Off to try and write now.
4 Replies to “Nonews”
That’s tough you haven’t heard yet. At least they’re carefully considering the issue, which is always a good idea.
In other news, I just found this unsettling bit about Ellen Hopkins, whose books are also being challenged.
The poem she wrote is rather bitter, but I can’t say I blame her.
I know the feeling…
I know the feeling. It seems that anything written honestly poses a threat to some people. My novel SAVED BY THE MUSIC has endured criticism before even being officially released, due to one sentence an eighteen year old boy said: “Jesus f—ing Christ; what the f— is wrong with you?” Apparently you can’t use the name Jesus without people flipping completely, even though teens say it all the time. What’s worse, I was hit by friendly fire – people in my own writing group! Now I know controversy can be a good thing, but I didn’t want my novel to be known as the “Jesus f—ing Christ book,” so I changed it to “May I ask: What the f— is wrong with you?” I actually like this better.
While in the MFA writing program at The New School I wrote a novel called EVOLUTION, which won their chapbook award and was heralded by the judge, Daniel Ehrenhaft. Despite this and much other praise,it’s been rejected by the major publishers. Every editor has said that they loved it, and were affected by it. One told me that I’d written “the great American tragedy with Shakespearean overtones.” But the theme is so controversial and the writing is so raw and real that they felt they would meet too many obstacles trying to market it. This is what I mean: honesty is threatening. Perhaps this is because these protesting adults realize that once young readers are exposed to realism, they will be less likely to accept hackneyed indoctrinations, and may become (perish the thought) free thinkers. Or, even worse, maybe these adults will be forced to wake up and question their own dogma.
Congratulations to you for fighting the good fight, and maybe paving the way for upstarts like me 😉
We had to do a Banned Books Week display at my store last night, and even though your books weren’t on the list we had, I made sure at least Speak made it up there. Looks like we’re out of Twisted. We put them up there to bring attention to the fact that book banning is still going on, hopefully the message gets spread that this is bad!

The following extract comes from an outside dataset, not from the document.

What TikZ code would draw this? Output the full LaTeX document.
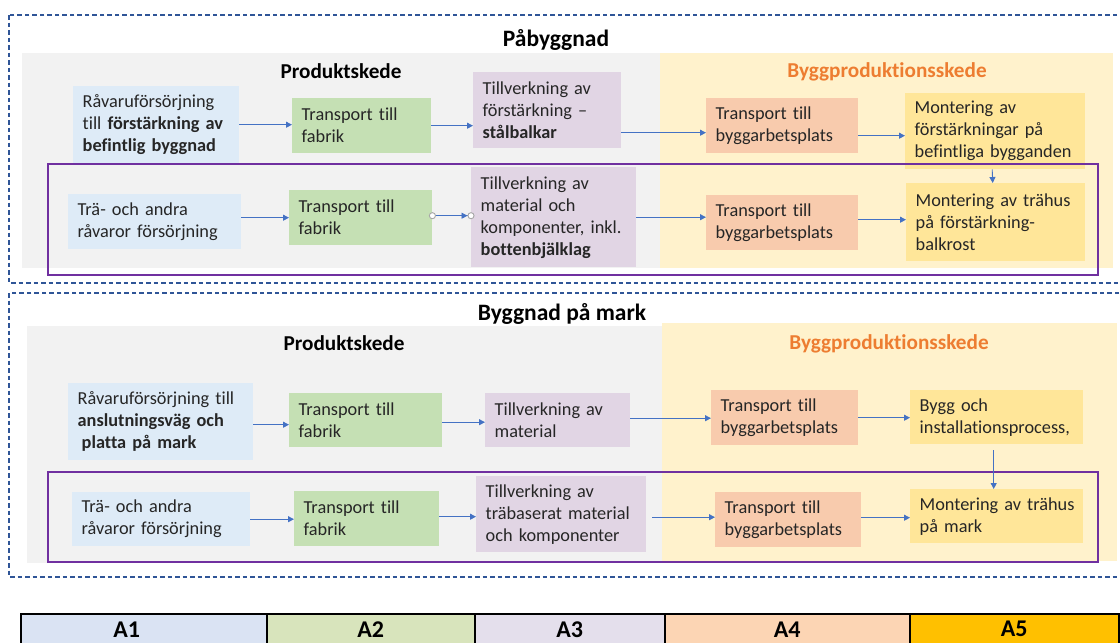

SPEAK prominent in my son’s classroom!
Good news, I went to back to school night in West Hempstead, NY, and my son’s tenth grade honors English class had a prominent display of SPEAK set up right where you walk in. I spoke with the school librarian, who said she loves (and has) all your novels and would never consider banning them.
Incidentally, we have something in common: Michael Morgenstern illustrated the cover of my new novel SAVED BY THE MUSIC. His work is so beautiful, isn’t it?